Because Tonya was from California, and all of our story took place in Indiana, my family knew “us”. My family had watched our story unfold from the beginning, but Tonya’s family did not really know “us”. Here I was, knowing this was the girl I was going to marry some day, but her family barely knows me or who I am, much less the intricacies of our story together. I knew I would have to go back to California with her. 

A very short time after graduation, we loaded up her (soon would be our) white Honda Accord with everything we really had and drove away from the Midwestern life I had known my entire life. 

It was risky, and not just because it was a very old Honda Accord on a roadtrip across the country. Although sidenote: the moment we merged onto the onramp in Indiana the air and the radio went out on the car. This made for a long, hot, and loud trip across the country. Both would just magically turn back on the week after we had arrived in California. There is still a bit of cursing which comes from my heart at remembering that little coincidence. 

It was risky because we were only dating. Though I fully imagined this was the girl I wanted to marry, we were not engaged. Her family still had not come to know ME very well yet. Where would I live? I look that risk. We moved up to Sacramento because we had SOME common connection there. I got a job at a woodshop and she worked somewhere formally known as Linens-n-Things. I lived with a buddy and she lived with his family. We did this for a year while we tried to learn what life together was going to look like at this point in our life. 

That year was worth the risk we took to do it. I would propose a year later, and I got my first job working with students a few days before we got married. 

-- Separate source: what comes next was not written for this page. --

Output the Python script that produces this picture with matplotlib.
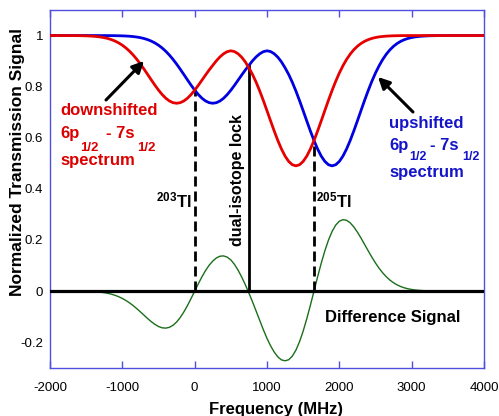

One of my top 5 favorite movies is Eternal Sunshine of the Spotless Mind. There are elements of realizing the memories we wish we could eliminate, and how important even those memories are. It shows the parts of our hearts we often overlook as either expected or painful and thus necessary to cover up or forget. The movie really is wonderful, full of great quotes and scenes; like the very first spoken line, “Valentines Day is a day created by greeting card companies to make people feel like crap.” But the very last scene is my favorite. The scene goes like this:

Joel: I can’t see anything that I don’t like about you. 
Clementine: But you will
Joel: Right now I can’t
Clementine: But you will. You know, you will think of things. And I’ll get bored with you and feel trapped, because that’s what happens with me. 
[Joel shrugs] 
Joel: Okay
[Clementine nods…Joel smiles] 
Clementine: Okay [Clementine cries, but laughs] 
Clementine: okay
Joel: Okay [They both laugh]

I love this scene and what it has to offer to us. It is a great reminder for those of us who are in relationships. We spend so much of our lives trying to run away from people because we are afraid of not liking something about them. We are afraid of getting bored with something they do. We get afraid that they will run away from us. We’re afraid that something will come up that we don’t like, and “then it will be too late.” I love Joel’s response, “Okay.” It signifies the realization that Clementine will probably find something boring about him. He probably will find something he doesn’t like about her later. But okay! If we thought we could wait until a relationship that would be absolutely perfect, without arguments, annoyances, pain, temptations, we will be waiting forever. By saying, “Okay,” Joel opens himself to trust Clementine. Real trust! A trust that says, “Okay! Fine! You will likely do something I don’t like, but I love you and I trust you. Let’s do this.” As if to say, “That’s a risk we gotta take.” Its not even that it was a risk. It was simply an expectation we have to be willing to take. We have to be willing to understand that things like that will happen. We will find something we don’t like, but are we willing to love them and trust that they love us anyway? Okay.